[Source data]
---------------
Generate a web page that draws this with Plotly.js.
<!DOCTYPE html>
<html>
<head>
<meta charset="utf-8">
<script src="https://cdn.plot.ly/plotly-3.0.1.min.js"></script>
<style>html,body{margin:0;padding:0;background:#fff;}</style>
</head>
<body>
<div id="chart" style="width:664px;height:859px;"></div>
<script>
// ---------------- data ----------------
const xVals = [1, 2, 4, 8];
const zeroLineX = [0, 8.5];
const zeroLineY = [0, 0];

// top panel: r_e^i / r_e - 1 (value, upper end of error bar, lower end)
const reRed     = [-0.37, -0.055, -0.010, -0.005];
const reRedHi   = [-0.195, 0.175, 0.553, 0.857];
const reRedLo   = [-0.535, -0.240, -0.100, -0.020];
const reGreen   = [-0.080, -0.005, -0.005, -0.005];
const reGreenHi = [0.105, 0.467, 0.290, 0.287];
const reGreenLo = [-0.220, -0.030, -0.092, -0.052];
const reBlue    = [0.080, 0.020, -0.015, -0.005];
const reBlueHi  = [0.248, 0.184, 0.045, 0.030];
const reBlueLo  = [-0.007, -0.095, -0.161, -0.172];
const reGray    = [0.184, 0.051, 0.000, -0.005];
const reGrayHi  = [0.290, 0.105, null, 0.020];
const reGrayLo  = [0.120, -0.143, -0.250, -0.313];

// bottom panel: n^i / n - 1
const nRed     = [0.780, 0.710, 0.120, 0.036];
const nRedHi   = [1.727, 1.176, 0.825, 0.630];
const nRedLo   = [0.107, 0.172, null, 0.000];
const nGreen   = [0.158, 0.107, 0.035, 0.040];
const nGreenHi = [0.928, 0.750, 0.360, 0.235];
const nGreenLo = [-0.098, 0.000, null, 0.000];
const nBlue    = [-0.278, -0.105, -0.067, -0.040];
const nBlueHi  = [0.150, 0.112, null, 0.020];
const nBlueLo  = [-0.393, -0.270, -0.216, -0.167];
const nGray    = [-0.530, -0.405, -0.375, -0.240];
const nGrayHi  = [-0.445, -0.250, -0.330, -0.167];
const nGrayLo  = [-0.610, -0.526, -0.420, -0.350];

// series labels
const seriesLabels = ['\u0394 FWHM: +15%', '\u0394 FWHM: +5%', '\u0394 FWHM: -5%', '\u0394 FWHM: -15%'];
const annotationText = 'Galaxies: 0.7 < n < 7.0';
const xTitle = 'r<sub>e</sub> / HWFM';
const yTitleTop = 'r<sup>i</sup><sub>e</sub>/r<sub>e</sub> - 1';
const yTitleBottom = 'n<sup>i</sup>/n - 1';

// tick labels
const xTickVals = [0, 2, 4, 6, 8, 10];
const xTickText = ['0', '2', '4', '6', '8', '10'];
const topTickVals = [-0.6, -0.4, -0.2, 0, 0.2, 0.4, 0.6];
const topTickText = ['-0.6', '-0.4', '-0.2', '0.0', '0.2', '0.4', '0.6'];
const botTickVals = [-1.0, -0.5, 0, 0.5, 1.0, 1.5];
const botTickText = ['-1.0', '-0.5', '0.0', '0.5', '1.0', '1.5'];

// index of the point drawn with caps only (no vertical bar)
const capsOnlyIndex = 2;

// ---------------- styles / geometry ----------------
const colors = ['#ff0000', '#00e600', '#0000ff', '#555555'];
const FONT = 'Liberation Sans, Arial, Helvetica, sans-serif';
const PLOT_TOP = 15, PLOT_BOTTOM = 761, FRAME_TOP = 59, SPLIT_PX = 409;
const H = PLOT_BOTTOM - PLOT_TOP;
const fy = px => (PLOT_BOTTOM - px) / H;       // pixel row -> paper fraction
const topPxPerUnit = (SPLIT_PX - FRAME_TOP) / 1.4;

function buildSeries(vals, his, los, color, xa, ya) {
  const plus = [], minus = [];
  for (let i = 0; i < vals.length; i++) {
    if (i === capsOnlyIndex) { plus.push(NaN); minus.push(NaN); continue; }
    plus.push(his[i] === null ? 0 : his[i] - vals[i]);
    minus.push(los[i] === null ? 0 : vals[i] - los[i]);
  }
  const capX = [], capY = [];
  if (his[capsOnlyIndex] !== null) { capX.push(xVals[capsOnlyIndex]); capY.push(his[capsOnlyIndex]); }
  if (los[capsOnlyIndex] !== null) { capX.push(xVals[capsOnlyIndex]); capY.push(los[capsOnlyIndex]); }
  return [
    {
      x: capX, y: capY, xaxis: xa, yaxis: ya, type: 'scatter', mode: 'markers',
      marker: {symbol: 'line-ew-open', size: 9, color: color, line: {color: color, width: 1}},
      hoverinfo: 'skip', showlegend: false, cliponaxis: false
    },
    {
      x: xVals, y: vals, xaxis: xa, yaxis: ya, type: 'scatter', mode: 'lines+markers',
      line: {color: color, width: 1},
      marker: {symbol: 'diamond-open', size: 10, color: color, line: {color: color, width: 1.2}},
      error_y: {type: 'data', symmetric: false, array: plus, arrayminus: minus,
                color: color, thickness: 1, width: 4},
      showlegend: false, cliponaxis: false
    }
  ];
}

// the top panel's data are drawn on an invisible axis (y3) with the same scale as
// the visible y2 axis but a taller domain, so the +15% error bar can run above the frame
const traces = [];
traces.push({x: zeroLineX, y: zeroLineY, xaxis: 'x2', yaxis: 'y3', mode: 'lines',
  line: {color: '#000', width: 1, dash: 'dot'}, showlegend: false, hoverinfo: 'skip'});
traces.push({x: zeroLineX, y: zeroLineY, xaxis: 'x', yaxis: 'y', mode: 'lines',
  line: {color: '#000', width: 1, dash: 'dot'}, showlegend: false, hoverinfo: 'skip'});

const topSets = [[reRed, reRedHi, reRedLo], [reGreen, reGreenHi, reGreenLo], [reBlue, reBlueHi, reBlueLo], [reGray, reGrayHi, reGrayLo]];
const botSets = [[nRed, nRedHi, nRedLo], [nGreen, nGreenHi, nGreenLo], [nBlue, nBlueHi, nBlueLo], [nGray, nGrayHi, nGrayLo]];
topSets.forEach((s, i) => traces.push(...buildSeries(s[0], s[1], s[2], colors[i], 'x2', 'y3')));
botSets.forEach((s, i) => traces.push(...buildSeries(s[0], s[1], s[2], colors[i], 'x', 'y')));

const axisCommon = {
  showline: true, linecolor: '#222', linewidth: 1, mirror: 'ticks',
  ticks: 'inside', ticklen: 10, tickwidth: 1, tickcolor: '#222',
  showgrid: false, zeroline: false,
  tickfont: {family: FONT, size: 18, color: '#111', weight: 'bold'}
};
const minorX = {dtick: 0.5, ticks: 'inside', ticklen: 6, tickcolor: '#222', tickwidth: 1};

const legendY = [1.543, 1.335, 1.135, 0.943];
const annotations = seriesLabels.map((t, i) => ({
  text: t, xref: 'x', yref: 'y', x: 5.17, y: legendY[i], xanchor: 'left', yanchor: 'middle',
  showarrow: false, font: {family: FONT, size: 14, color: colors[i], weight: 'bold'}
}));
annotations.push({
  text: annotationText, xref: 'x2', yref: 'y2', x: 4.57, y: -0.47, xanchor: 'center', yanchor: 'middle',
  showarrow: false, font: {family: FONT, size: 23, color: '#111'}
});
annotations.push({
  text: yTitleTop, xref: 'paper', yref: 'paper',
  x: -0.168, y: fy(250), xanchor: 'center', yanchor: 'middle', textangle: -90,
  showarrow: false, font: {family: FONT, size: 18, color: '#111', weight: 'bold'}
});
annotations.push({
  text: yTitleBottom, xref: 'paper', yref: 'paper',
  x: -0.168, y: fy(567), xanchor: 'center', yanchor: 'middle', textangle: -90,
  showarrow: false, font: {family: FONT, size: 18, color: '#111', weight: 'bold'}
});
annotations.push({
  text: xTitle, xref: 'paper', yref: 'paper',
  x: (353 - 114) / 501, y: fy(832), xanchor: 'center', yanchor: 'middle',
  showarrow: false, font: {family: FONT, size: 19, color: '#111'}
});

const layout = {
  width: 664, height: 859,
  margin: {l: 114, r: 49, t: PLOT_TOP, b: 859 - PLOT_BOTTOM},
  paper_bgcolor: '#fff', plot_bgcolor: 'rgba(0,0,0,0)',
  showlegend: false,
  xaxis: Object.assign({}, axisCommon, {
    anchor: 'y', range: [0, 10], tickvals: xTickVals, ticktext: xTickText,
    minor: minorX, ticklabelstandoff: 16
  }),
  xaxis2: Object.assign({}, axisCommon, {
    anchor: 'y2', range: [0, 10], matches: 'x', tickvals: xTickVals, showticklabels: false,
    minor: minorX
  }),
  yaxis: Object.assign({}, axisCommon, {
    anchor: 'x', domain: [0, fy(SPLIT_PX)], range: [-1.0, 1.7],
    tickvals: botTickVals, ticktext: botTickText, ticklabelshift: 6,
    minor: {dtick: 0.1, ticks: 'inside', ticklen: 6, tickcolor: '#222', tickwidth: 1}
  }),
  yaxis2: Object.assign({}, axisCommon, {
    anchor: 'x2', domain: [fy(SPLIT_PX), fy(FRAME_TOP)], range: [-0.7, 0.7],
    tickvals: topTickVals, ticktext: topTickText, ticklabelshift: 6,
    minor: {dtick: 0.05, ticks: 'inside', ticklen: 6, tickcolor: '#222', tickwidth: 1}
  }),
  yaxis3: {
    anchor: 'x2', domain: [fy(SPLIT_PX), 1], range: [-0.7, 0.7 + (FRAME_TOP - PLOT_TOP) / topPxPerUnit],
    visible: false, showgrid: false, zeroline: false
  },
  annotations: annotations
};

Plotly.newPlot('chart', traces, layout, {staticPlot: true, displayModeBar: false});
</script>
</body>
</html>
---------------
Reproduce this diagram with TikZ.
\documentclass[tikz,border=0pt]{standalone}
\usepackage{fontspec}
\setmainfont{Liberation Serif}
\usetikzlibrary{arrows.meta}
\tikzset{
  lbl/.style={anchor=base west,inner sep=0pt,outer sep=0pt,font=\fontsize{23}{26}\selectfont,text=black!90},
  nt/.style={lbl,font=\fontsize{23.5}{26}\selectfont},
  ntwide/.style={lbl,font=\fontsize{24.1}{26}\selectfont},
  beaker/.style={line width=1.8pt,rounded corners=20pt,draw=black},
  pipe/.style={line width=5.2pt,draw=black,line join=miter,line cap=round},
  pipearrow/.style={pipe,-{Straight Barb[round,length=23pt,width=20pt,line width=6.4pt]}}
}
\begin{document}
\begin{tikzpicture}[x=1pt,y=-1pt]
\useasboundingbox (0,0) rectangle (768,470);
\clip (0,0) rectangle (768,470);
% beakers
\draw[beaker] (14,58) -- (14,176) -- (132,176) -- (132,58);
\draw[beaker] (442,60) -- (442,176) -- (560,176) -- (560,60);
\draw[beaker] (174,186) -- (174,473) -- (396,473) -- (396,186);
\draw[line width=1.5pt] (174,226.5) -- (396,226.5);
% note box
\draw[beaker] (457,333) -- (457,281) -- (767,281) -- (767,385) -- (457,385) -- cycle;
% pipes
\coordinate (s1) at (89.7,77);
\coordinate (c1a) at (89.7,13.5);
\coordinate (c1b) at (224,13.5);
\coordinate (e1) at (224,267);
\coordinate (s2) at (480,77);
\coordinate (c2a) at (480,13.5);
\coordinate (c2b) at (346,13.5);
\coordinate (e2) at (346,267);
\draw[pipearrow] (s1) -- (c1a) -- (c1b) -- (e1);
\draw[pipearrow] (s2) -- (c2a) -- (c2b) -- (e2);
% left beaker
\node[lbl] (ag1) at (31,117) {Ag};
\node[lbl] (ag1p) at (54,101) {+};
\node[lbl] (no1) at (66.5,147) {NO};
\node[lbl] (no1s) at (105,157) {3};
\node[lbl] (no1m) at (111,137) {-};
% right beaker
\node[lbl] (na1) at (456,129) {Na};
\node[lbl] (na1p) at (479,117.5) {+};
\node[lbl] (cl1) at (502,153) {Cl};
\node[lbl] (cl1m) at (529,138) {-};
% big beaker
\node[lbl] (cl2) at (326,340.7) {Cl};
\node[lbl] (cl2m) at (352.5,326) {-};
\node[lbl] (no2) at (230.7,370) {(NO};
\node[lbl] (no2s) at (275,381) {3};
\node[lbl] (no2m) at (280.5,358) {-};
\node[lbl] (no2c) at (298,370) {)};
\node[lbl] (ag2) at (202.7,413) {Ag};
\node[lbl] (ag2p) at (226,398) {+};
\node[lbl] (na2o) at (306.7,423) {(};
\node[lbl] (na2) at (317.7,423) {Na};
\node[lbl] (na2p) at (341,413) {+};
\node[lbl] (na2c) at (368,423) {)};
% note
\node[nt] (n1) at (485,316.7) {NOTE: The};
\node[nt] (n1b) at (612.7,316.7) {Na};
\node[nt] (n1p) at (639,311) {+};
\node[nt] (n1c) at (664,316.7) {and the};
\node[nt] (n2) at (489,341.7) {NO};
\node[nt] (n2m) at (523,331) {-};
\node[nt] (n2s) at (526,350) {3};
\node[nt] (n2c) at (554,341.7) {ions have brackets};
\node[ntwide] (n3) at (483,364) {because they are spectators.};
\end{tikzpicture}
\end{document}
---------------
WHAT TO DO :: Transcribe nothing but the lines from the line with "Generate a web" through the line with "const zeroLineY = [0, 0];", reproducing each exactly.

EXERCISE SOLUTION ::
Generate a web page that draws this with Plotly.js.
<!DOCTYPE html>
<html>
<head>
<meta charset="utf-8">
<script src="https://cdn.plot.ly/plotly-3.0.1.min.js"></script>
<style>html,body{margin:0;padding:0;background:#fff;}</style>
</head>
<body>
<div id="chart" style="width:664px;height:859px;"></div>
<script>
// ---------------- data ----------------
const xVals = [1, 2, 4, 8];
const zeroLineX = [0, 8.5];
const zeroLineY = [0, 0];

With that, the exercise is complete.